What is an Industrial Design?
The owner of a design patent or an industrial design that's registered has the rights to stop third parties from the following:
- Selling articles that have a copy of the design
- Making articles with a similar design
- Importing articles that bear a design that's a copy of the original one
Copies of any form are not allowed when the purpose is for commercial use. There is a wide range of products of handicraft and industry items that these designs apply to. This includes containers, packages, household goods, furnishing, jewelry, lighting equipment, textiles, and electronic devices. Industrial designs also apply to graphical user interfaces, logos, and graphic symbols. Most countries require an industrial design to be registered so it can be protected under industrial design and considered a registered design. Some countries allow unregistered industrial designs and scope limited protection.
Depending on what the design is and what the national law is, industrial designs can be protected under copyright law as works of art. Most countries grant industrial design rights for at least 10 years, although the duration varies in each country. Many countries allow the total duration the rights are protected for to be divided into renewable periods that are successive. These rights are enforced in court and the penalties and remedies vary in each country. The industrial design right shields the aesthetic or appearance features of a product, while an invention is protected by a patent with a new solution.

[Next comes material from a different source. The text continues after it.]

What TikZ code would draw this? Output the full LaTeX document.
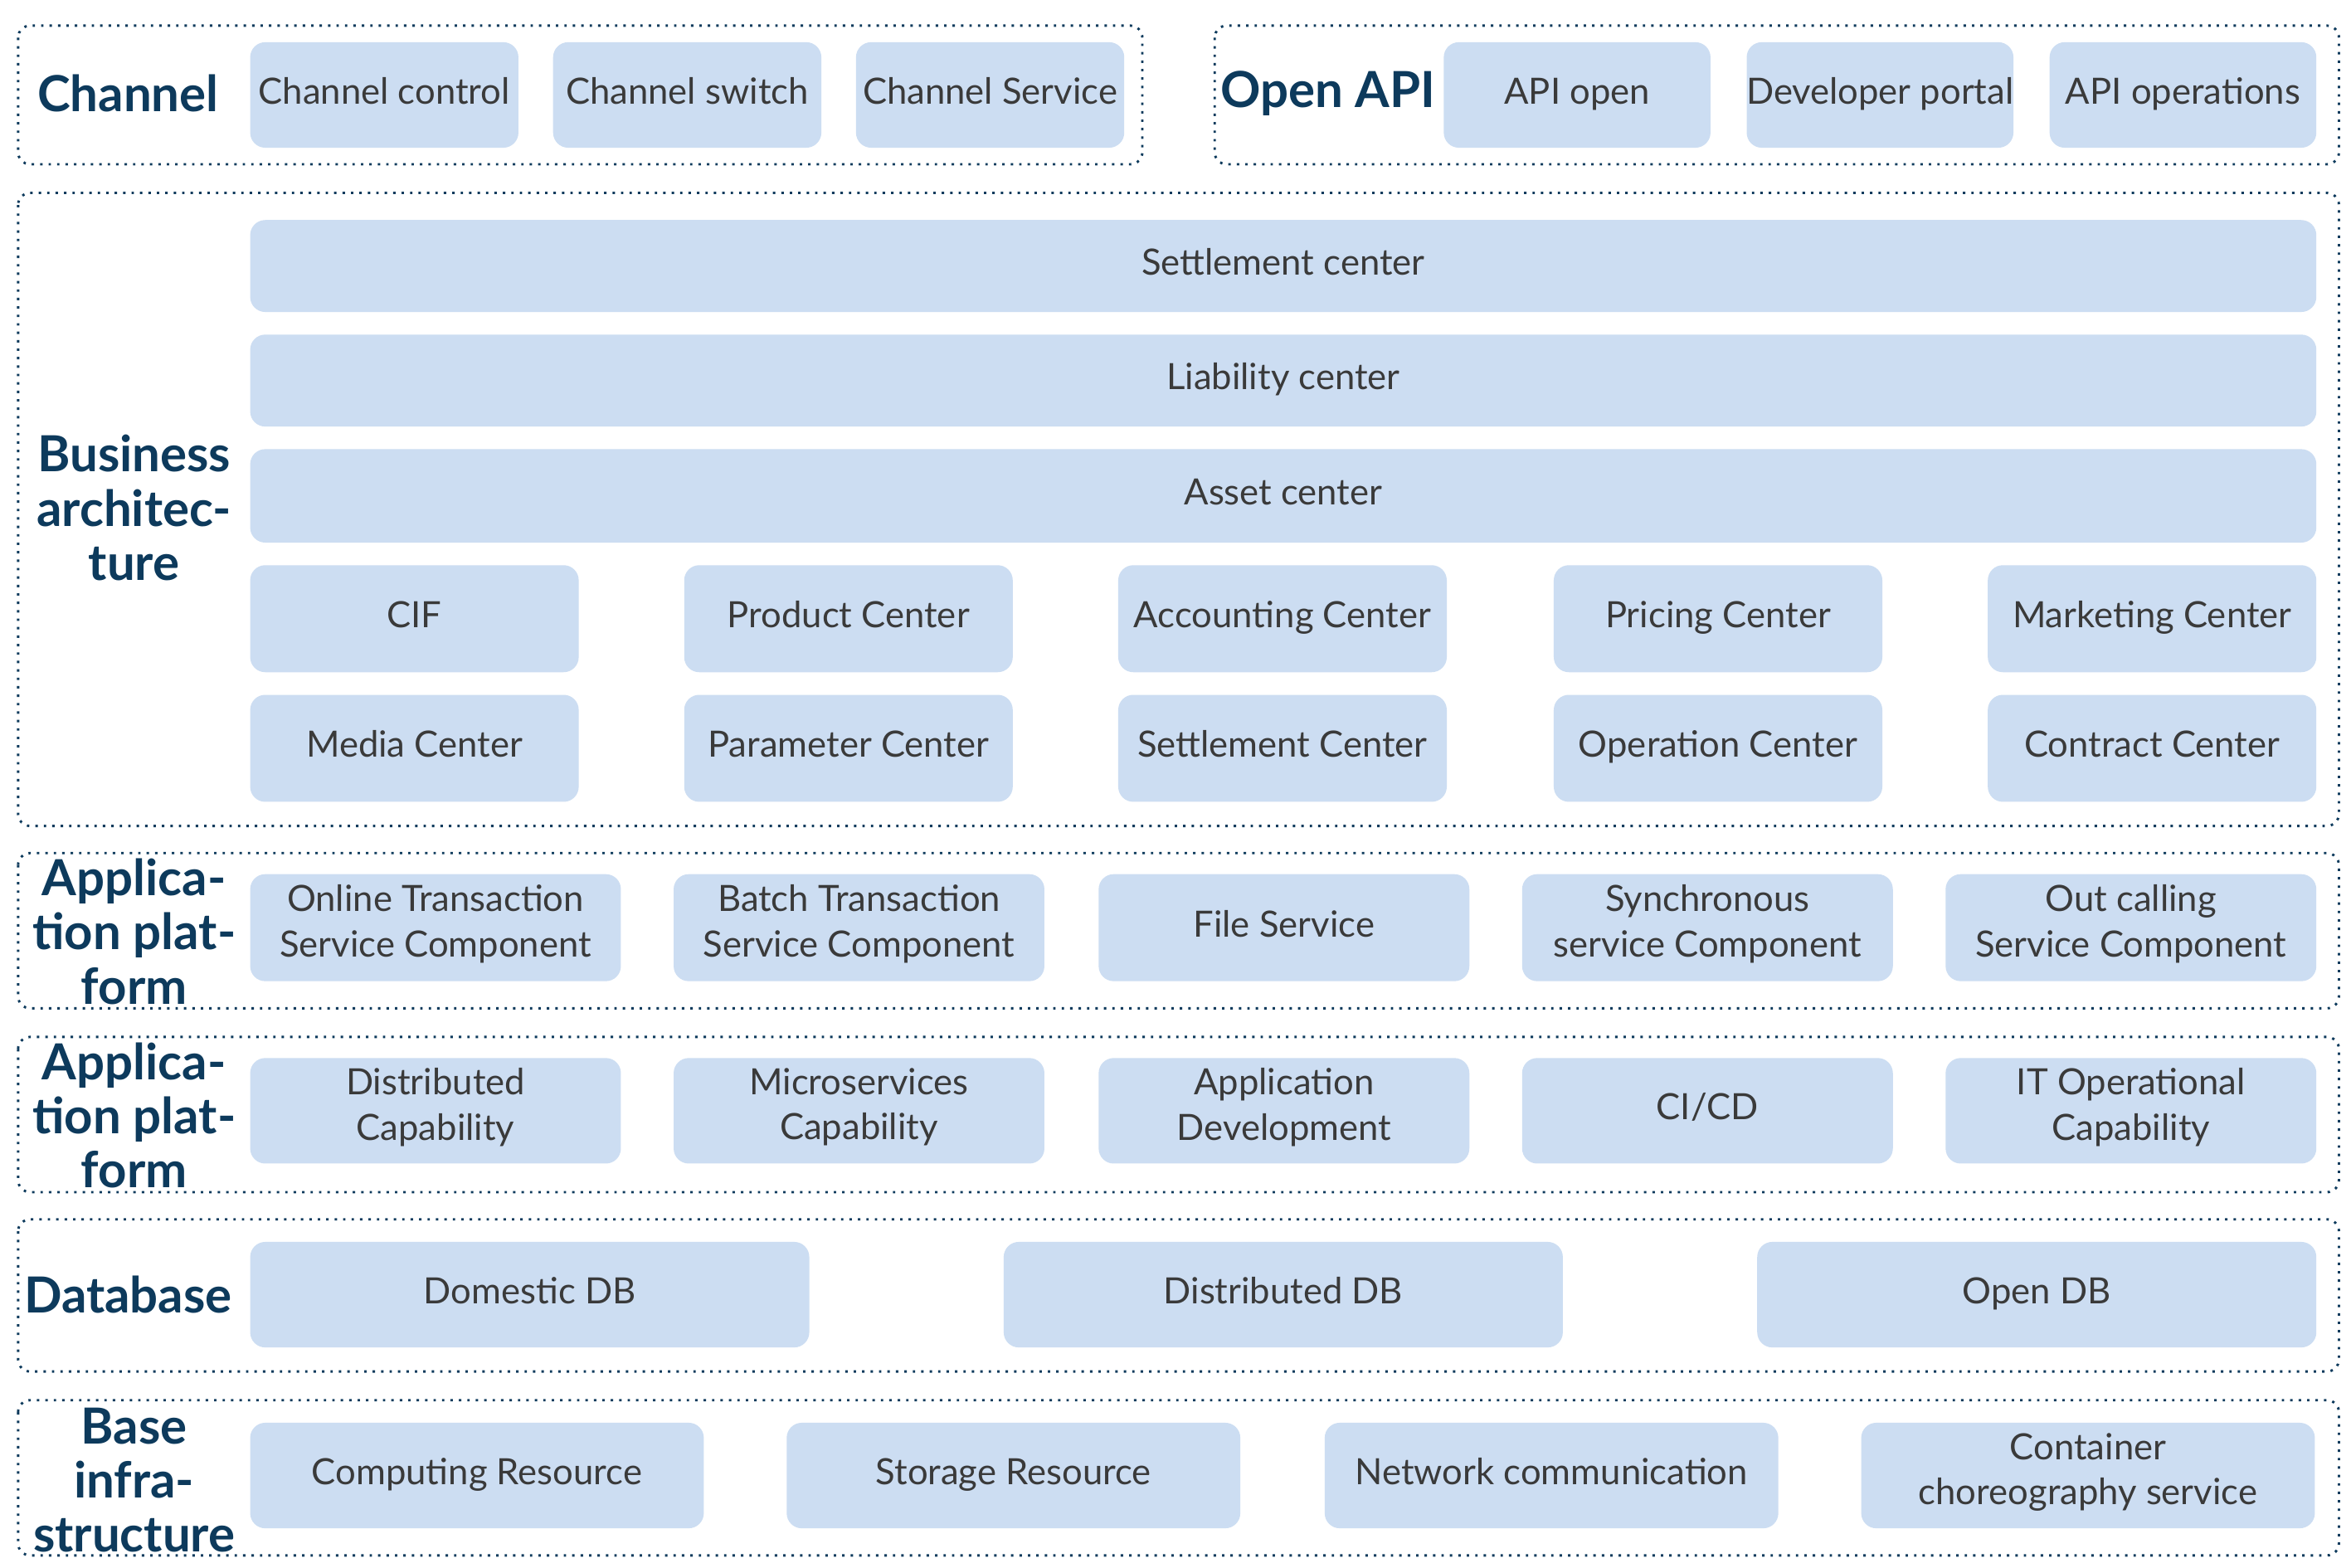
\documentclass[tikz,border=0pt]{standalone}
\usepackage{fontspec}
\setmainfont{Lato}
\definecolor{boxblue}{HTML}{CCDDF2}
\definecolor{navy}{HTML}{0D3A5C}
\definecolor{txtgray}{HTML}{3A3A3A}
\tikzset{
  boxfill/.style={fill=boxblue,rounded corners=5pt},
  frame/.style={draw=navy,dotted,line width=0.8pt,rounded corners=4pt},
  boxtext/.style={text=txtgray,align=center,font=\fontsize{12}{15}\selectfont,
    execute at begin node=\strut},
  layer/.style={text=navy,align=center,font=\bfseries\fontsize{16.5}{18}\selectfont}
}
% box: name, x1, y1, x2, y2, text
\newcommand\bx[6]{%
  \path[boxfill] (#2,#3) rectangle (#4,#5);
  \node[boxtext] (#1) at ({(#2+#4)/2},{(#3+#5)/2}) {#6};}
\begin{document}
\begin{tikzpicture}[x=0.5pt,y=-0.5pt]
\useasboundingbox[fill=white] (0,0) rectangle (1560,1040);

%Channel / Open API
\draw[frame] (12,17) rectangle (758,109);
\draw[frame] (806,17) rectangle (1552,109);
\node[layer] (channel) at (85,62) {Channel};
\node[layer] (openapi) at (881,62) {Open API};
\bx{chctrl}{166}{28}{344}{98}{Channel control}
\bx{chswitch}{367}{28}{545}{98}{Channel switch}
\bx{chserv}{568}{28}{746}{98}{Channel Service}
\bx{apiopen}{958}{28}{1135}{98}{API open}
\bx{devportal}{1159}{28}{1336}{98}{Developer portal}
\bx{apiops}{1360}{28}{1537}{98}{API operations}

%Business architecture
\draw[frame] (12,128) rectangle (1552,548);
\node[layer] (business) at (89,337) {Business\\architec-\\ture};
\bx{settle}{166}{146}{1537}{207}{Settlement center}
\bx{liab}{166}{222}{1537}{283}{Liability center}
\bx{asset}{166}{298}{1537}{360}{Asset center}
\bx{cif}{166}{375}{384}{446}{CIF}
\bx{product}{454}{375}{672}{446}{Product Center}
\bx{account}{742}{375}{960}{446}{Accounting Center}
\bx{pricing}{1031}{375}{1249}{446}{Pricing Center}
\bx{marketing}{1319}{375}{1537}{446}{Marketing Center}
\bx{media}{166}{461}{384}{532}{Media Center}
\bx{param}{454}{461}{672}{532}{Parameter Center}
\bx{settlec}{742}{461}{960}{532}{Settlement Center}
\bx{operation}{1031}{461}{1249}{532}{Operation Center}
\bx{contract}{1319}{461}{1537}{532}{Contract Center}

%Application platform 1
\draw[frame] (12,566) rectangle (1552,669);
\node[layer] (appa) at (89,618) {Applica-\\tion plat-\\form};
\bx{online}{166}{580}{412}{651}{Online Transaction\\Service Component}
\bx{batch}{447}{580}{693}{651}{Batch Transaction\\Service Component}
\bx{file}{729}{580}{975}{651}{File Service}
\bx{sync}{1010}{580}{1256}{651}{Synchronous\\service Component}
\bx{outcall}{1291}{580}{1537}{651}{Out calling\\Service Component}

%Application platform 2
\draw[frame] (12,688) rectangle (1552,791);
\node[layer] (appb) at (89,740) {Applica-\\tion plat-\\form};
\bx{distcap}{166}{702}{412}{772}{Distributed\\Capability}
\bx{micro}{447}{702}{693}{772}{Microservices\\Capability}
\bx{appdev}{729}{702}{975}{772}{Application\\Development}
\bx{cicd}{1010}{702}{1256}{772}{CI/CD}
\bx{itops}{1291}{702}{1537}{772}{IT Operational\\Capability}

%Database
\draw[frame] (12,809) rectangle (1552,910);
\node[layer] (database) at (85,859) {Database};
\bx{domdb}{166}{824}{537}{894}{Domestic DB}
\bx{distdb}{666}{824}{1037}{894}{Distributed DB}
\bx{opendb}{1166}{824}{1537}{894}{Open DB}

%Base infrastructure
\draw[frame] (12,929) rectangle (1552,1032);
\node[layer] (base) at (89,982) {Base\\infra-\\structure};
\bx{compute}{166}{944}{467}{1014}{Computing Resource}
\bx{storage}{522}{944}{823}{1014}{Storage Resource}
\bx{network}{879}{944}{1180}{1014}{Network communication}
\bx{container}{1235}{944}{1536}{1014}{Container\\choreography service}
\end{tikzpicture}
\end{document}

How Can One Protect Their Designs?
Industrial design protection covers a color, shape, surface pattern, line, or configuration of an article that increases or produces aesthetics and improves the appearance of a design, whether it's two-dimensional or three-dimensional. Protection rights last for a period of 10 years and can be renewed one time for an extra period of five years. In order for a design to qualify for protection, it must be non-obvious, visible on the finished article, applicable to the functional article, and have no prior disclosure of publication of the design.
Applying for Industrial Design Protection
Depending on what the laws are, industrial designs that are independently created must be novel or original. This will vary in each country and is usually considered to be novel or new if it hasn't been disclosed to the public previously. It's considered original if the design is different from other known designs. The office of the intellectual property grants industrial design patents or registrations based on the country where the application gets filed. An application to register the industrial design may be filed or one may be able to appoint an agent in some cases.
The filing cost for protection differs in each country, so it's best to talk to the national intellectual property office to find out more details on the exact fee structure. If filing for protection abroad, it's important to note that there will be more costs for using a local agent and for translation. Industrial design rights are considered territorial, meaning the rights are limited to the region where protection has been granted. No international or world industrial design right exists. In order to get protection from another country, an application must be submitted for the industrial design for each country.
In order to avoid submitting multiple applications, WIPO's Hague System allows companies to register a maximum of 100 designs in a wide number of territories through one application. It's essential to file the application for registration before the patent is publicly destroyed. This way it retains its originality and novelty. Once the design gets disclosed to the public, it might become part of the public domain and is not considered original or new anymore.
Some countries do allow a grace period of six to twelve months to file after the disclosure of the design. This creates a safeguard for those who disclosed their design before filing for protection.